Monday, September 26, 2016

Movie Review: The Wailing

The Wailing
Directed by: Hong-jin Na.
Written by: Hong-jin Na.

Starring: Do Won Kwak (Jong-Goo), Jun Kunimura (The Stranger), Kim Hwan-hee (Hyo-Jin),Woo-hee Chun (The Woman of No-name), Jung-min Hwang  (Il-Gwang), So-yeon Jang (Jong-Goo’s Wife).





In movies, as in everything else, it is possible to have too much of a good thing. The Korean film The Wailing is mostly a good movie – but it’s hurt more than a little bit because it’s trying too hard. The film is essentially a thriller with horror elements, but it runs over two and half hours, which is more time than its story needs to tell. To try and quell the petering out of the plot, writer/director Hong-jin Na stages nearly every scene to be some sort of show stopper – big moments, big action, etc. – and so the movie never quite settles into a rhythm. There is a lot about the film that works – more important than anything, the ending is a stunner – but the film could have been better had it been a little bit less of everything.
 
The film centers on a police detective – Jong-Goo (Do Won Kwak) in a small mountain town, who is charged with investigating an illness that started to spread through the town with the arrival of a Japanese stranger (Jun Kunimura) – a sickness that causes an outbreak of murderous violence – before making them nearly catatonic before they die. Jong-Goo and his associates – another detective and a Priest – start to try and piece together the mystery – everything coming back to either The Stranger. When Jong-Goo’s own daughter starts to show signs of the illness herself, he becomes more panicked – and more determined than ever to find out what is happening, and stop it.
 
It is the opening scenes in the film where I think most of the cutting could be done in the film. Like many mystery films, The Wailing provides multiple false leads, red herrings, and characters whose motivations we cannot decipher until later – although in The Wailing, there seems to be too many of them. The film also has a kind of weird sense of humor in these scenes – portraying Jong-Goo as almost a bumbling idiot for a while (to be fair, this seems to be something that often confuses me in Asian films in general – Kurosawa has moments of humor I don’t get – and Korean films in particular – I certainly recall a few over-the-top comic moments in a film like Bong Joon-ho’s The Host, that seemed strange to my Western ways).

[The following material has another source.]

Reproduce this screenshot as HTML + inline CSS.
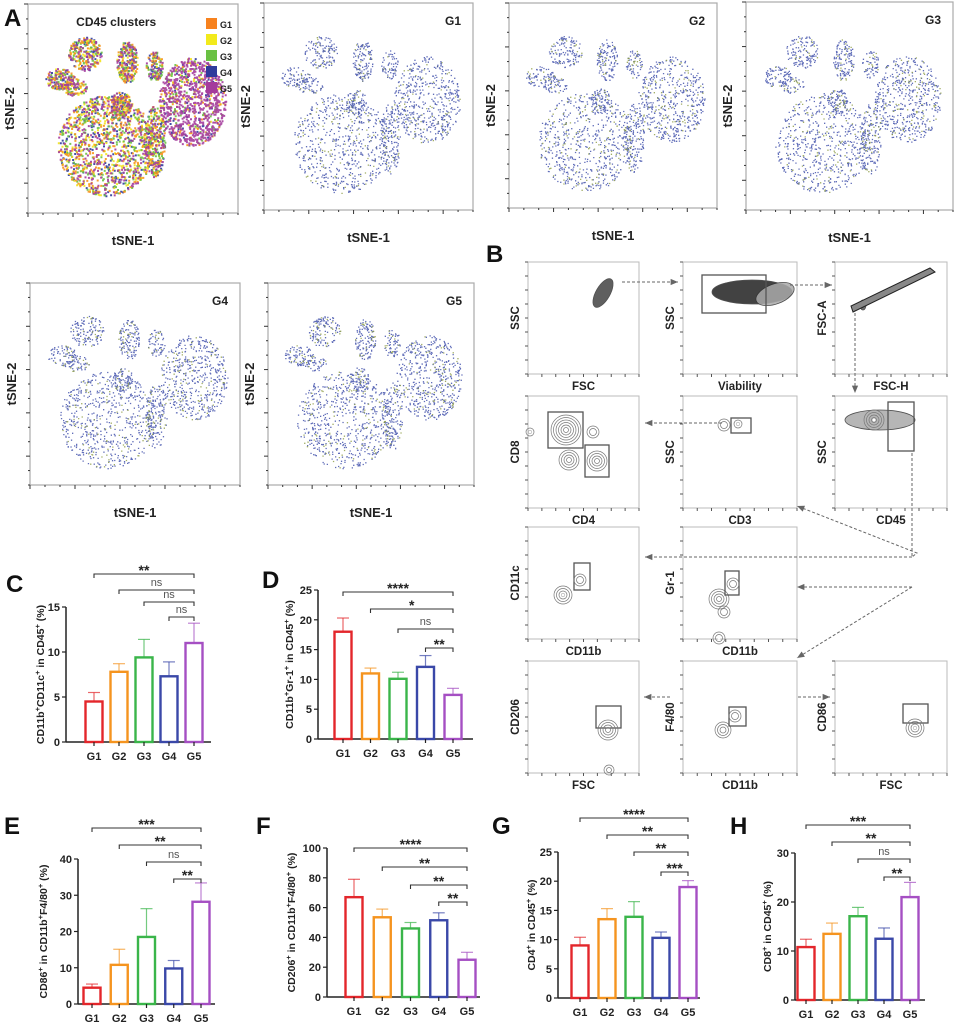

The film overdoes things a little bit with the mysterious characters – after all, there is the Japanese Stranger, the Woman with No Name (Woo-hee Chun) – who in retrospect, could have saved a lot of runtime simply by being less cryptic – and an shaman, Il-Gwang (Jung-min Hwang), who is hired to try and cure Jong Goo’s daughter – but may not be entirely trustworthy himself.
 
My problems with the film aside, there is no denying that when the film hits its stride – in the last hour – it never really lets up, and the end of the film is a pessimistic stunner. The film really is a slow descent into hell – turning the comic character of the detective into a tragic figure, as he watches as everything in his life goes to shit. The filmmaking is top notch – not as stylized as other Korean auteurs like Park-chan Wook or the previously mention Bong Joon-ho, writer/director Hong-jin Na does a good job of building this small town world – rundown, insular, suspicious of outsiders, etc. The film ends as it must – as it has built to – but it’s still a gut punch.
 
Still, I find it hard to argue that the film could have, and should have been shorter. I’m not usually one to complain about long runtimes (and, in an era where some people will binge watch an entire season of House of Cards or Orange is the New Black over the course of a weekend, I find others whining about them silly more often than not) – but here, it really does seem that Hong drags nearly everything out just a little bit longer than it needs to be – and when the film is over, and you reconstruct the plot in your head, it seems amazing that it took 156 minutes to get there). I meant to see both of Hong’s previous films – The Chaser and The Yellow Sea – but never got around to them. I’m glad I saw The Wailing – it is a superior genre film to be sure. But, what could have been one of the year’s best films at say 120 minutes is instead just a good one at 156 – sometimes less is more, and I cannot help but think that The Wailing may be one of those cases.